Mashaan blog

Graph Attention Networks in DGL

Acknowledgment:

References:

@article{wang2019dgl,
 title    ={Deep Graph Library: A Graph-Centric, Highly-Performant Package for Graph Neural Networks},
 author   ={Minjie Wang and Da Zheng and Zihao Ye and Quan Gan and Mufei Li and Xiang Song and Jinjing Zhou and Chao Ma and Lingfan Yu and Yu Gai and Tianjun Xiao and Tong He and George Karypis and Jinyang Li and Zheng Zhang},
 year     ={2019},
 journal  ={arXiv preprint arXiv:1909.01315}
}

@article{velickovic2018graph,
 title    ="{Graph Attention Networks}",
author    ={Veli{\v{c}}kovi{\'{c}}, Petar and Cucurull, Guillem and Casanova, Arantxa and Romero, Adriana and Li{\`{o}}, Pietro and Bengio, Yoshua},
journal   ={International Conference on Learning Representations},
year      ={2018},
}

How Graph Attention Networks work?

The following example illustrates tensor shapes within a Graph Attention Network (GAT) layer. The tensor dimensions are determined by these parameters:

n_nodes: number of nodes in the graph.
in_features: number of the input node features.
hidden_features: number of the hidden layer node features.
n_classes: number of output classes.
n_heads: number of attention heads.

GAT-001

GAT-002

GAT-003

GAT-004

GAT-005

Import libraries

!pip install dgl

import numpy as np
from IPython.display import Javascript  # Restrict height of output cell.

import torch
import torch.nn as nn
import torch.nn.functional as F

import dgl
import dgl.nn as dglnn
from dgl import AddSelfLoop
from dgl.data import CoraGraphDataset

GAT layers from DGL

class GAT(nn.Module):
    def __init__(self, in_size, hid_size, out_size, heads):
        super().__init__()
        self.gat_layers = nn.ModuleList()
        # two-layer GAT
        self.gat_layers.append(
            dglnn.GATConv(
                in_size,
                hid_size,
                heads[0],
                feat_drop=0.6,
                attn_drop=0.6,
                activation=F.elu,
            )
        )
        self.gat_layers.append(
            dglnn.GATConv(
                hid_size * heads[0],
                out_size,
                heads[1],
                feat_drop=0.6,
                attn_drop=0.6,
                activation=None,
            )
        )

    def forward(self, g, inputs):
        h = inputs
        for i, layer in enumerate(self.gat_layers):
            h = layer(g, h)
            if i == 1:  # last layer
                h = h.mean(1)
            else:  # other layer(s)
                h = h.flatten(1)

        return h

Evaluate and train functions

def evaluate(g, features, labels, mask, model):
    model.eval()
    with torch.no_grad():
        logits = model(g, features)
        logits = logits[mask]
        labels = labels[mask]
        _, indices = torch.max(logits, dim=1)
        correct = torch.sum(indices == labels)
        return correct.item() * 1.0 / len(labels)

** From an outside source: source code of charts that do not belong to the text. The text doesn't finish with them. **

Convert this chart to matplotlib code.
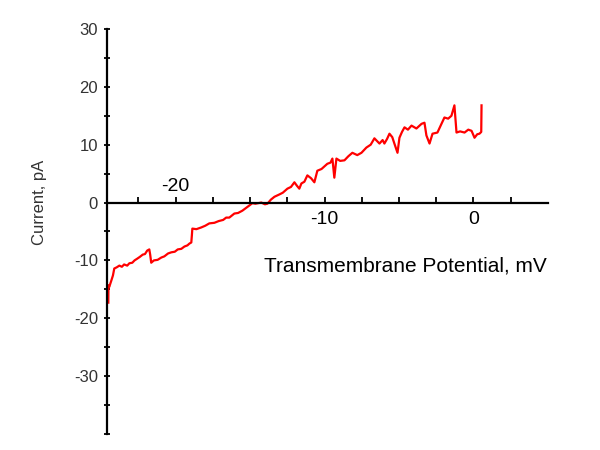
import matplotlib
matplotlib.use("Agg")
import matplotlib.pyplot as plt
from matplotlib.ticker import MultipleLocator, FixedLocator, FuncFormatter

plt.rcParams['font.family'] = ['Liberation Sans', 'DejaVu Sans']
plt.rcParams['axes.unicode_minus'] = False

# trace (mV, pA)
potential = [-24.51, -24.50, -24.45, -24.31, -24.20, -24.11, -23.95, -23.77, -23.60, -23.45,
             -23.24, -23.10, -22.90, -22.75, -22.57, -22.40, -22.20, -22.05, -21.90, -21.76,
             -21.70, -21.63, -21.45, -21.20, -20.95, -20.75, -20.50, -20.28, -20.05, -19.85,
             -19.61, -19.40, -19.20, -19.07, -18.94, -18.90, -18.87, -18.60, -18.27, -18.00,
             -17.73, -17.39, -17.10, -16.80, -16.60, -16.39, -16.05, -15.80, -15.51, -15.25,
             -15.04, -14.84, -14.64, -14.24, -14.00, -13.83, -13.60, -13.36, -13.03, -12.80,
             -12.49, -12.25, -12.02, -11.85, -11.69, -11.55, -11.35, -11.15, -10.90, -10.68,
             -10.48, -10.20, -9.81, -9.60, -9.47, -9.34, -9.20, -8.95, -8.66, -8.40,
             -8.13, -7.80, -7.52, -7.19, -6.90, -6.65, -6.31, -6.10, -5.98, -5.80,
             -5.64, -5.45, -5.31, -5.10, -4.97, -4.80, -4.63, -4.40, -4.16, -3.83,
             -3.49, -3.29, -3.16, -2.95, -2.75, -2.42, -2.15, -1.95, -1.70, -1.48,
             -1.28, -1.14, -0.90, -0.60, -0.35, -0.13, 0.07, 0.25, 0.40, 0.52,
             0.54]
current = [-17.3, -14.3, -14.6, -13.5, -12.6, -11.4, -11.2, -10.9, -11.1, -10.7,
           -10.9, -10.5, -10.4, -10.0, -9.7, -9.4, -9.0, -8.9, -8.3, -8.1,
           -9.0, -10.4, -10.0, -9.9, -9.5, -9.3, -8.8, -8.6, -8.5, -8.1,
           -8.0, -7.6, -7.4, -7.1, -6.9, -5.6, -4.5, -4.6, -4.3, -4.0,
           -3.6, -3.5, -3.2, -3.0, -2.6, -2.6, -1.9, -1.8, -1.4, -0.9,
           -0.5, -0.1, -0.2, 0.0, -0.3, -0.2, 0.5, 1.0, 1.4, 1.7,
           2.4, 2.7, 3.5, 2.9, 2.4, 3.3, 3.6, 4.7, 4.2, 3.5,
           5.5, 5.8, 6.7, 6.9, 7.6, 4.3, 7.6, 7.2, 7.3, 8.0,
           8.6, 8.2, 8.6, 9.5, 10.0, 11.1, 10.2, 10.8, 10.2, 11.0,
           11.9, 11.3, 10.2, 8.6, 11.2, 12.2, 13.0, 12.6, 13.3, 12.8,
           13.6, 13.8, 11.6, 10.2, 11.9, 12.1, 13.6, 14.7, 14.5, 15.0,
           16.8, 12.1, 12.3, 12.1, 12.6, 12.4, 11.2, 11.8, 11.9, 12.2,
           16.8]

x_labels = {-10: "-10", 0: "0"}
x_min, x_max = -24.6, 5
y_min, y_max = -40, 30

fig = plt.figure(figsize=(6, 4.5), dpi=100)
ax = fig.add_axes([0.1783, 0.0356, 0.735, 0.9])

ax.plot(potential, current, color="#ff0000", lw=1.6)

ax.set_xlim(x_min, x_max)
ax.set_ylim(y_min, y_max)

ax.spines['top'].set_visible(False)
ax.spines['right'].set_visible(False)
ax.spines['bottom'].set_position(('data', 0))
ax.spines['left'].set_linewidth(1.6)
ax.spines['bottom'].set_linewidth(1.6)

xt = [-22.5 + 2.5 * i for i in range(11)]
ax.xaxis.set_major_locator(FixedLocator(xt))
ax.set_xticklabels([x_labels.get(round(v), "") if v in (-10, 0) else "" for v in xt])
ax.tick_params(axis='x', direction='in', length=4, width=1.3, pad=6,
               labelsize=14, colors='black')
ax.text(-20, 1.3, "-20", fontsize=14, ha='center', va='bottom')

ax.yaxis.set_major_locator(MultipleLocator(10))
ax.yaxis.set_minor_locator(MultipleLocator(5))
# bottom end of the axis carries a tick but no label
ax.yaxis.set_major_formatter(FuncFormatter(lambda v, p: "" if v <= y_min else f"{v:g}"))
ax.tick_params(axis='y', which='both', direction='inout', length=5, width=1.3,
               pad=4, labelsize=12, labelcolor='#333333')

ax.text(0.676, 0.415, "Transmembrane Potential, mV", transform=ax.transAxes,
        fontsize=15, ha='center', va='center')
ax.text(-0.152, 0.573, "Current, pA", transform=ax.transAxes, rotation=90,
        fontsize=12, ha='center', va='center', color='#333333')

fig.savefig("out.png", dpi=100)
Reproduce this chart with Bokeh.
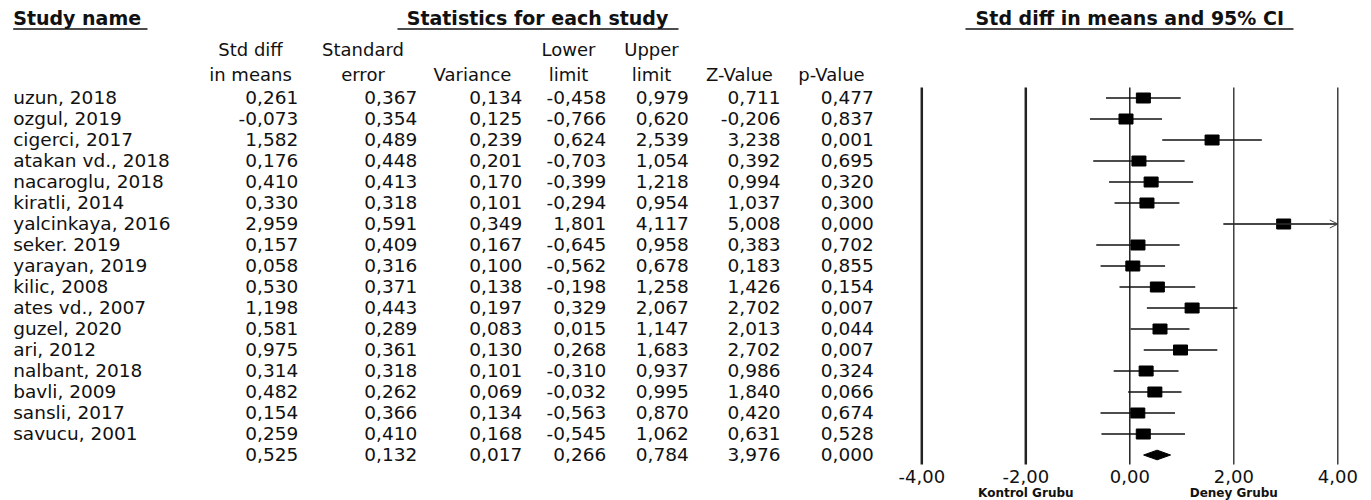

def train(g, features, labels, masks, model, epochs):
    # define train/val samples, loss function and optimizer
    train_mask = masks[0]
    val_mask = masks[1]
    loss_fcn = nn.CrossEntropyLoss()
    optimizer = torch.optim.Adam(model.parameters(), lr=5e-3, weight_decay=5e-4)

    # training loop
    for epoch in range(epochs):
        model.train()
        logits = model(g, features)
        loss = loss_fcn(logits[train_mask], labels[train_mask])
        optimizer.zero_grad()
        loss.backward()
        optimizer.step()
        acc = evaluate(g, features, labels, val_mask, model)
        print(
            "Epoch {:05d} | Loss {:.4f} | Accuracy {:.4f} ".format(
                epoch, loss.item(), acc
            )
        )

Import Cora Dataset

# load and preprocess dataset
transform = (AddSelfLoop())
data = CoraGraphDataset(transform=transform)
g = data[0]

Downloading /root/.dgl/cora_v2.zip from https://data.dgl.ai/dataset/cora_v2.zip...
/root/.dgl/cora_v2.zip: 100%
 132k/132k [00:00<00:00, 988kB/s]
Extracting file to /root/.dgl/cora_v2_d697a464
Finished data loading and preprocessing.
  NumNodes: 2708
  NumEdges: 10556
  NumFeats: 1433
  NumClasses: 7
  NumTrainingSamples: 140
  NumValidationSamples: 500
  NumTestSamples: 1000
Done saving data into cached files.

Initialize the model

device = torch.device("cuda" if torch.cuda.is_available() else "cpu")
g = g.int().to(device)
features = g.ndata["feat"]
labels = g.ndata["label"]
masks = g.ndata["train_mask"], g.ndata["val_mask"], g.ndata["test_mask"]

# create GAT model
in_size = features.shape[1]
out_size = data.num_classes
model = GAT(in_size, 8, out_size, heads=[8, 1]).to(device)

Training

# model training
display(Javascript('''google.colab.output.setIframeHeight(0, true, {maxHeight: 300})'''))
print("Training...")
train(g, features, labels, masks, model, epochs=200)

Training...
Epoch 00000 | Loss 1.9459 | Accuracy 0.2700 
Epoch 00001 | Loss 1.9391 | Accuracy 0.2940 
Epoch 00002 | Loss 1.9244 | Accuracy 0.3300 
Epoch 00003 | Loss 1.9186 | Accuracy 0.3080 
Epoch 00004 | Loss 1.8923 | Accuracy 0.3780 
Epoch 00005 | Loss 1.9063 | Accuracy 0.4540 
Epoch 00006 | Loss 1.8913 | Accuracy 0.5700 
Epoch 00007 | Loss 1.8876 | Accuracy 0.6380 
Epoch 00008 | Loss 1.8661 | Accuracy 0.6860 
Epoch 00009 | Loss 1.8739 | Accuracy 0.7200 
Epoch 00010 | Loss 1.8432 | Accuracy 0.7120
...
...
...
Epoch 00191 | Loss 0.7450 | Accuracy 0.8140 
Epoch 00192 | Loss 0.6682 | Accuracy 0.8100 
Epoch 00193 | Loss 0.6534 | Accuracy 0.8120 
Epoch 00194 | Loss 0.7509 | Accuracy 0.8080 
Epoch 00195 | Loss 0.7447 | Accuracy 0.8080 
Epoch 00196 | Loss 0.7586 | Accuracy 0.8080 
Epoch 00197 | Loss 0.7324 | Accuracy 0.8080 
Epoch 00198 | Loss 0.6985 | Accuracy 0.8060 
Epoch 00199 | Loss 0.7049 | Accuracy 0.8080 

Testing

# test the model
print("Testing...")
acc = evaluate(g, features, labels, masks[2], model)
print("Test accuracy {:.4f}".format(acc))

Testing...
Test accuracy 0.8220